OBJECTIVE:
Find each line holding "seaborn" and copy it out.

DATA PROVIDED:
◇ ◇ ◇

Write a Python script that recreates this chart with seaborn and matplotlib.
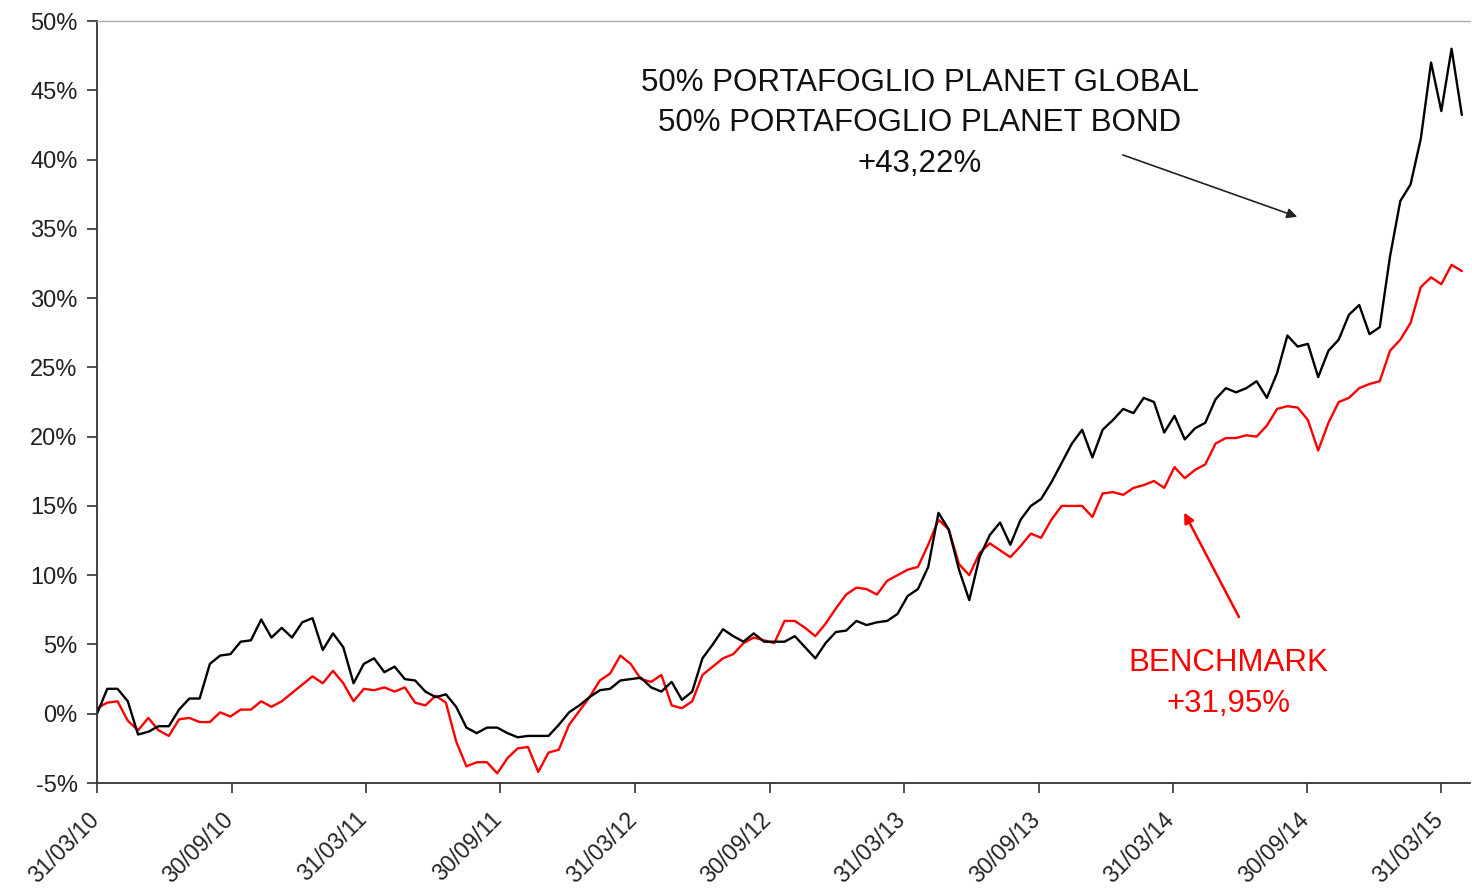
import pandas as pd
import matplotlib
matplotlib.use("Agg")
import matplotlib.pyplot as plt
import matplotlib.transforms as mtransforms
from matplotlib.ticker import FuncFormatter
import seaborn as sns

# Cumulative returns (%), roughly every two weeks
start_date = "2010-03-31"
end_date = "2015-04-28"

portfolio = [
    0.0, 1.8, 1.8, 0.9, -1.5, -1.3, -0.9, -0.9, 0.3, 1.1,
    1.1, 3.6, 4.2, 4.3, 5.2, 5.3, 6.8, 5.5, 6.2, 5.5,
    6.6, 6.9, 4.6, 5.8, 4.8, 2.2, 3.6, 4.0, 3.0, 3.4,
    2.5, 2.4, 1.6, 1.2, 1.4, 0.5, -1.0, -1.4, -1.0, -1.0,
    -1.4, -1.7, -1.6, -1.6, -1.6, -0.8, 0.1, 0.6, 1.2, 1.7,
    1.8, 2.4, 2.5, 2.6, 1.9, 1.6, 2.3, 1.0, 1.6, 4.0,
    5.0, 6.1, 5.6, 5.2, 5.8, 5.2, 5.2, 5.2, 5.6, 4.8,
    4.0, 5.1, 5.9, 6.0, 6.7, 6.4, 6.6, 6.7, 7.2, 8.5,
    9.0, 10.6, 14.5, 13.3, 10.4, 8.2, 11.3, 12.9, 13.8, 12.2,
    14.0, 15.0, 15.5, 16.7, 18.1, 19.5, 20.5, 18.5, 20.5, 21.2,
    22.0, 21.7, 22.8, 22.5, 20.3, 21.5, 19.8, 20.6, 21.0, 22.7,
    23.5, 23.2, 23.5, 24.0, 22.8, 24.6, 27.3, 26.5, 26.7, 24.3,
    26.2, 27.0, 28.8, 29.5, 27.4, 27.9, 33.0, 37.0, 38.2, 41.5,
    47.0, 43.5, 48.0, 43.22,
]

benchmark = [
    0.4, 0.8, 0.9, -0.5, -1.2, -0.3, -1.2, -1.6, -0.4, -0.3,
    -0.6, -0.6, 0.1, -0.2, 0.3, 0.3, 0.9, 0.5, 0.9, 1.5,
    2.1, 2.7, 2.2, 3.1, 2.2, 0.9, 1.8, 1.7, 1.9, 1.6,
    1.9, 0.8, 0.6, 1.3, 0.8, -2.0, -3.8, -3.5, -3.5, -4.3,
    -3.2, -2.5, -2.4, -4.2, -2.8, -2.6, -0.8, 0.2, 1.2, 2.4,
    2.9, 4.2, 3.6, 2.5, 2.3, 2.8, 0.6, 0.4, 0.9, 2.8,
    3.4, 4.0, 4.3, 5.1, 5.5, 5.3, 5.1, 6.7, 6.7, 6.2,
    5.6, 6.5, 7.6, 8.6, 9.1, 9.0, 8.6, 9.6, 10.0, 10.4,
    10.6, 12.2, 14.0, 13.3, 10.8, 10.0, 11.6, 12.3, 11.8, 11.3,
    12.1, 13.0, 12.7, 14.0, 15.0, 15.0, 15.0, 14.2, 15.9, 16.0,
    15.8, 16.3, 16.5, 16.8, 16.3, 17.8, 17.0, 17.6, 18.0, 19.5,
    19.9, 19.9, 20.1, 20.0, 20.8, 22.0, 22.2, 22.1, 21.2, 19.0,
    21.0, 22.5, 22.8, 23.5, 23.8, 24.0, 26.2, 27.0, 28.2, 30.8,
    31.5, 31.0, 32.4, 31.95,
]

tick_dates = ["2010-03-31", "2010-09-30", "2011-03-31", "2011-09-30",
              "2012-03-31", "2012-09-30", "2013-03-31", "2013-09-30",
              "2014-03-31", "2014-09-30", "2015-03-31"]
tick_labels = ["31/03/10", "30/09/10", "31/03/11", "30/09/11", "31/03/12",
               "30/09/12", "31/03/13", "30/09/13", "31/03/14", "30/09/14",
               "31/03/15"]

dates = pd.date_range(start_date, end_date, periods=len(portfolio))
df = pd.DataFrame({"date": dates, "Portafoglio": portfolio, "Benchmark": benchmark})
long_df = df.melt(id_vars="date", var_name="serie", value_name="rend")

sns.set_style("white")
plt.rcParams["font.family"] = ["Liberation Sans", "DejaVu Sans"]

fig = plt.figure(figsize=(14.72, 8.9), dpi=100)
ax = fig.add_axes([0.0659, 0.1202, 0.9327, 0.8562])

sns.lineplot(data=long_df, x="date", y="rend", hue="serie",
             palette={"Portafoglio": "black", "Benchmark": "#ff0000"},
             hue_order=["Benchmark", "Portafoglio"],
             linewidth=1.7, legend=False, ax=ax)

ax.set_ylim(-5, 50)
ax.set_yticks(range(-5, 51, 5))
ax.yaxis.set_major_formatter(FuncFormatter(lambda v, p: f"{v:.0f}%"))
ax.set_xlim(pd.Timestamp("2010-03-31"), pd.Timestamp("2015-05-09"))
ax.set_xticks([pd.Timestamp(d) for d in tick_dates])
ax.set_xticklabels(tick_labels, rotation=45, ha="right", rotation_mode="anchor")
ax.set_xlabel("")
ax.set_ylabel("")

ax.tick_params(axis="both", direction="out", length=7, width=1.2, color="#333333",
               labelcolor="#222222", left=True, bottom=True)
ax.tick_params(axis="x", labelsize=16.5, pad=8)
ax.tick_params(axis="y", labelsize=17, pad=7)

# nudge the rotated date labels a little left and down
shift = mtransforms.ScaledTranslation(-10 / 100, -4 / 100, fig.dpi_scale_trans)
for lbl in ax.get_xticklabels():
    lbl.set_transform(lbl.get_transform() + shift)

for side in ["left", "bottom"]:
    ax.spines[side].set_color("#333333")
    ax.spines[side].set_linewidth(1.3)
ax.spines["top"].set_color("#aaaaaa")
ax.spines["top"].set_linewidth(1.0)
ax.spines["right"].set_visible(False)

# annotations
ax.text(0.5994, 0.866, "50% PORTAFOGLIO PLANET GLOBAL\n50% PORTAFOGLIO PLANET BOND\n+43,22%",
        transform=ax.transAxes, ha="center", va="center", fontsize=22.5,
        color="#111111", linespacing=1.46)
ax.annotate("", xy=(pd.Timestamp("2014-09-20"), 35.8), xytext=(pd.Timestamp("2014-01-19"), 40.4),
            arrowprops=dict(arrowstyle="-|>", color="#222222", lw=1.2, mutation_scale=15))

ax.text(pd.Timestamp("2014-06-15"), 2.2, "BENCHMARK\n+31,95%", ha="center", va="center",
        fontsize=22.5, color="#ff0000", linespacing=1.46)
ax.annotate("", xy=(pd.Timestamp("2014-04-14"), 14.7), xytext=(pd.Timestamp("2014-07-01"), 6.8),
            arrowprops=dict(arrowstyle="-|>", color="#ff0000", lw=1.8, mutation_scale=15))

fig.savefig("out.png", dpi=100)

◇ ◇ ◇

COMPLETE OUTPUT:
Write a Python script that recreates this chart with seaborn and matplotlib.
import seaborn as sns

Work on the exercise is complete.